● Data provided:
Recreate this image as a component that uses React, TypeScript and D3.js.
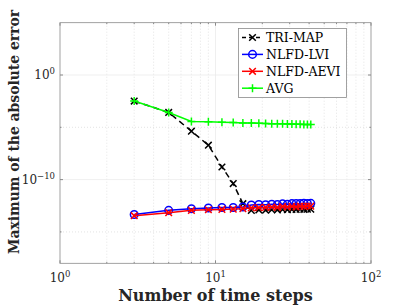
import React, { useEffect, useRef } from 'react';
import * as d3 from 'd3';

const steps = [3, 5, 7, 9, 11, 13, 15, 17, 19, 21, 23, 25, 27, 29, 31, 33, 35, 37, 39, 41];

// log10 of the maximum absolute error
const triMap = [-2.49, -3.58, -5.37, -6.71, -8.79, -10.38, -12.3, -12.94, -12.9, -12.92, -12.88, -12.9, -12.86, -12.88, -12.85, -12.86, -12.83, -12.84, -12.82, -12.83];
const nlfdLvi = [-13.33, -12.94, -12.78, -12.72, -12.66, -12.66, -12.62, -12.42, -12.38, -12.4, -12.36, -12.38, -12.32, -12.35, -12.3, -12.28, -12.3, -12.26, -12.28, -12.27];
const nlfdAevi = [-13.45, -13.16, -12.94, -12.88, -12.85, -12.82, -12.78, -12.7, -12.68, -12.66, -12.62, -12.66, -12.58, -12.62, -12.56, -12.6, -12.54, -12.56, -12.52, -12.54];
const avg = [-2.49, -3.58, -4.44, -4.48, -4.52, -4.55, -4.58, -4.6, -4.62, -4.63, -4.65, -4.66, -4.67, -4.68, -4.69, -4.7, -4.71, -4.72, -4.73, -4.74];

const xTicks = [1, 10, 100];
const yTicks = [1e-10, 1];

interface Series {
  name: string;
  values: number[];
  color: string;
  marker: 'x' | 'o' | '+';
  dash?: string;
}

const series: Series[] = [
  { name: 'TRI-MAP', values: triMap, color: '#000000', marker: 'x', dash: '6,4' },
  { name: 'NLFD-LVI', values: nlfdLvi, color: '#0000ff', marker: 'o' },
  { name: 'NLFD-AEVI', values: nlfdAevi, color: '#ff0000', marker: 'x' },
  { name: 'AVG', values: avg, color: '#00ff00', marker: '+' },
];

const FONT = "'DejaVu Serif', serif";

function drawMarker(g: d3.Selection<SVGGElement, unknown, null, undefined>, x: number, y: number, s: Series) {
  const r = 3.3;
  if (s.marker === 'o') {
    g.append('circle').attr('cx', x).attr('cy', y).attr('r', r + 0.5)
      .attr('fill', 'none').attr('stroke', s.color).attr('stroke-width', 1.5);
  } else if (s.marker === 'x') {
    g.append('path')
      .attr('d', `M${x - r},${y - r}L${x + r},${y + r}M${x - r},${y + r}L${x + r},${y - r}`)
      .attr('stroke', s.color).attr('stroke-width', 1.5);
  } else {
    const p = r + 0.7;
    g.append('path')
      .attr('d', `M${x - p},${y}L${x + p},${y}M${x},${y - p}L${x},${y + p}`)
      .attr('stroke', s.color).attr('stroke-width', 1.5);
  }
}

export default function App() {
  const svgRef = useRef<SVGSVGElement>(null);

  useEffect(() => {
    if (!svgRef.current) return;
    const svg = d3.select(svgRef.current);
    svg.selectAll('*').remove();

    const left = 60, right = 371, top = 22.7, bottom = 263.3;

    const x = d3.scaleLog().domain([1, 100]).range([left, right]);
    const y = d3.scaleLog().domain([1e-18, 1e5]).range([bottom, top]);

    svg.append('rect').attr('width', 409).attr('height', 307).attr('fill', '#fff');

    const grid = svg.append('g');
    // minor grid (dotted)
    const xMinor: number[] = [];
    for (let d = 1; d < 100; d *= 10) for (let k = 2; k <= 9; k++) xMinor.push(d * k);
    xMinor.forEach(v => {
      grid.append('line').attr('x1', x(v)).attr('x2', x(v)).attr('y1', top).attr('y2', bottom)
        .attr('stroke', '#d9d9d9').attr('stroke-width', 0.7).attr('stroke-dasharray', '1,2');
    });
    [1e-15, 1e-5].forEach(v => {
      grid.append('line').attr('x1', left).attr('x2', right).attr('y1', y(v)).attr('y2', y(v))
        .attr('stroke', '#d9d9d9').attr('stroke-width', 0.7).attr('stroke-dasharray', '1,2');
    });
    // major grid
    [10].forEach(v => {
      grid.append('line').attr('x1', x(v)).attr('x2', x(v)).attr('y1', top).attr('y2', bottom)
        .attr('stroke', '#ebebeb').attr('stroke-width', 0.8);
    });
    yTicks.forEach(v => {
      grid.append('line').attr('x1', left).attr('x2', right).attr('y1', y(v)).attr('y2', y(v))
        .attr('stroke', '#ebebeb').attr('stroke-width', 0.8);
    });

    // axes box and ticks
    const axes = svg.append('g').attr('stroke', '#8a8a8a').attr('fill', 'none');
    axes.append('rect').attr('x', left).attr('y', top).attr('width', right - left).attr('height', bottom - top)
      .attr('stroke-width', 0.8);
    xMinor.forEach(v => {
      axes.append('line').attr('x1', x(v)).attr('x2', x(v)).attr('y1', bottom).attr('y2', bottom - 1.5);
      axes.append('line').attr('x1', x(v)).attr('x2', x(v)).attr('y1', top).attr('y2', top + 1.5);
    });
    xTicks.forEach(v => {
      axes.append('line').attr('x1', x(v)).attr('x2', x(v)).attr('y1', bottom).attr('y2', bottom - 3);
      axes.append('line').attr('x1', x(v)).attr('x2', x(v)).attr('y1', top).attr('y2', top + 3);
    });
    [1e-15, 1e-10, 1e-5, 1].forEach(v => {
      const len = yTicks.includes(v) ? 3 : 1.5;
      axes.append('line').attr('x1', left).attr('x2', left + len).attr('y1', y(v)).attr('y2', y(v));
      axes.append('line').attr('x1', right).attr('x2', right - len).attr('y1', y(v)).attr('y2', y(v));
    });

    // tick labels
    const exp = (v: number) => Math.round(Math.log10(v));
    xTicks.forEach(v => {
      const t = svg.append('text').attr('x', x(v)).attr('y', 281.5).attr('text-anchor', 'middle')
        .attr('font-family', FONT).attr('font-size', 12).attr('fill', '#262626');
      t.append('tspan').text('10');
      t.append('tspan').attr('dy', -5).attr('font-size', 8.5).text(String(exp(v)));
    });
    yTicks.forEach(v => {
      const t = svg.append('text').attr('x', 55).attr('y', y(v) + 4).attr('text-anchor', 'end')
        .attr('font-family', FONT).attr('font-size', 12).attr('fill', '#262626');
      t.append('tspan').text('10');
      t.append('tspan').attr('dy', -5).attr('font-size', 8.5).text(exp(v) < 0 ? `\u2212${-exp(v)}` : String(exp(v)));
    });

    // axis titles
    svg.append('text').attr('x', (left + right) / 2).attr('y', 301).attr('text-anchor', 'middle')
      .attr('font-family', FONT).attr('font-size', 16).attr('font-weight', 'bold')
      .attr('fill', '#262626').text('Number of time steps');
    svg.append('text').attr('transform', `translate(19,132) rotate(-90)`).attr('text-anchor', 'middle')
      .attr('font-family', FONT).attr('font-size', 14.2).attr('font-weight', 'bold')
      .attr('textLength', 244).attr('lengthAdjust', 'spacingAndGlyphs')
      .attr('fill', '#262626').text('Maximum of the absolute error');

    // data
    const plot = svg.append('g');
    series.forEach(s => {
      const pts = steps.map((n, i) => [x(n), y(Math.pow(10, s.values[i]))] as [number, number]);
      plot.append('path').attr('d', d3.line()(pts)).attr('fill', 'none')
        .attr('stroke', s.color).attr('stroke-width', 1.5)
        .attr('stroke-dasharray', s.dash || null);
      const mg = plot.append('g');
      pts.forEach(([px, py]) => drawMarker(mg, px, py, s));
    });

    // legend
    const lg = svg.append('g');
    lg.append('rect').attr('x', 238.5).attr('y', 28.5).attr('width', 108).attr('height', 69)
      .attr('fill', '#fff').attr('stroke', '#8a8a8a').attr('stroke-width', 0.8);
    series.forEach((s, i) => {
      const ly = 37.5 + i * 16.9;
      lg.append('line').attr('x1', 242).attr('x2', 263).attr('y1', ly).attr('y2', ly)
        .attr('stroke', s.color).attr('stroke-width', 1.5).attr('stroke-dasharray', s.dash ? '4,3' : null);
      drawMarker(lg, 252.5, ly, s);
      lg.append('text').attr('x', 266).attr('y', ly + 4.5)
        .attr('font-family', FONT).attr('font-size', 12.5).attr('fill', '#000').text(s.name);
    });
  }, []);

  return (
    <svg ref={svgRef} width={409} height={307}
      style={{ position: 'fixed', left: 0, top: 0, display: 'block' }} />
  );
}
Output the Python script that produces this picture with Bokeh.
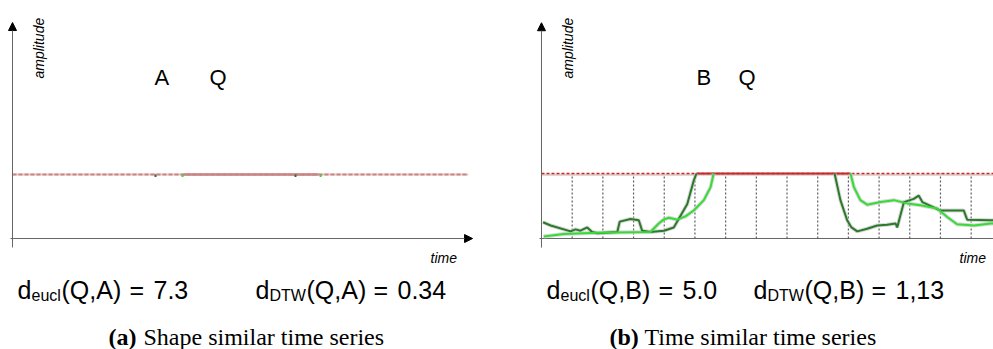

● Given request: Tell how many lines of the material above hold "that", answering with a bare number.

● Response to the exercise: 2